The food bank is to help families who have hit financial shock and since it was launched, more than 300 food boxes have been distributed to Island people in need - which works out to almost 20,000 meals.
It is based at the centre in Rose Street, which acts as a distribution point, providing food to the other children's centres on Sheppey – Ladybirds in Rushenden and Beaches in Leysdown – where people who have been referred can go to collect a box.
The project has now had a financial boost of £90,000 through the Henry Smith Charity, which helps disadvantaged people.
This means food bank worker Chris Norman has been taken on and will lead the plan to roll out the banks across Kent.
Although he is keen to get started, Mr Norman says he finds it hard to believe there is a need for the service.
"People that have been involved in community support for years have said it's almost embarrassing that in this day and age in a country like this that there's a demand for things like this," he said.
"But there are some very vulnerable people in society who need immediate support to get them through a short-term hardship.
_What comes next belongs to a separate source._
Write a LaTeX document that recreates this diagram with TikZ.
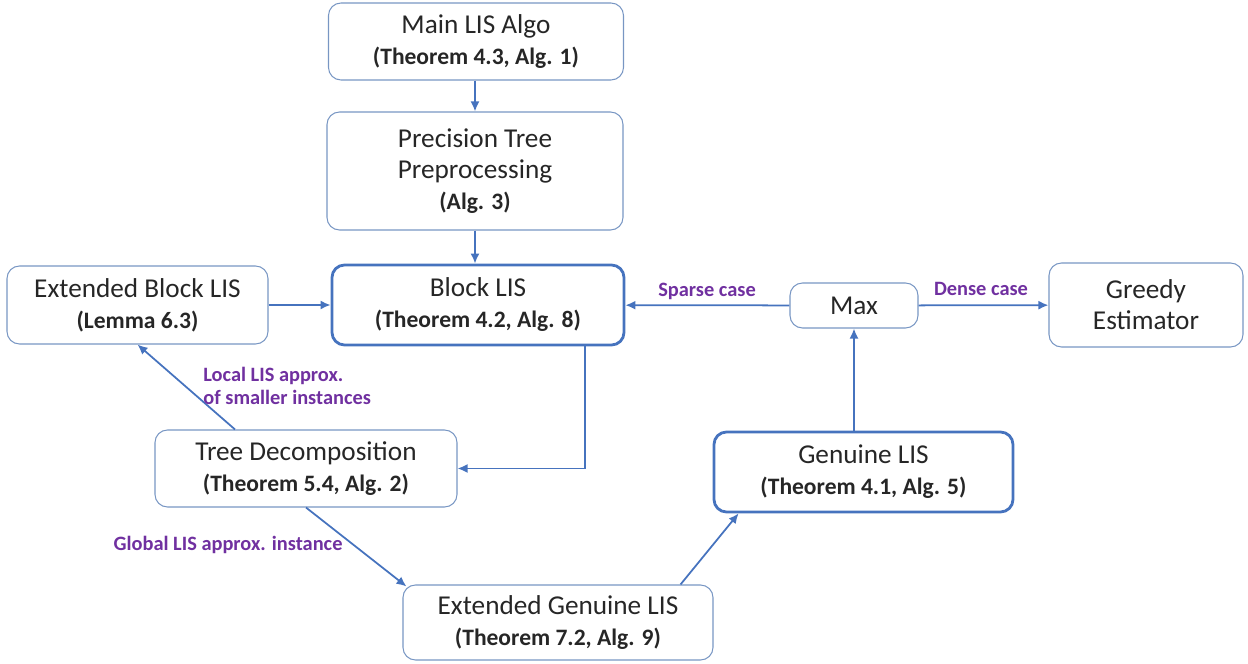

"This is one of those things where we hope there isn't a demand out there but we know there will be pockets in Kent that desperately need this support and if we can help those families in the short-term then it's worth it."
Mr Norman, 54, said the idea is to help families out while they get themselves back on their feet, such as in between losing a job and benefits kicking in.
The boxes contain enough food to feed a family of four for five days and donations are always welcome. Non-perishable items such as tinned food can be dropped off at Seashells.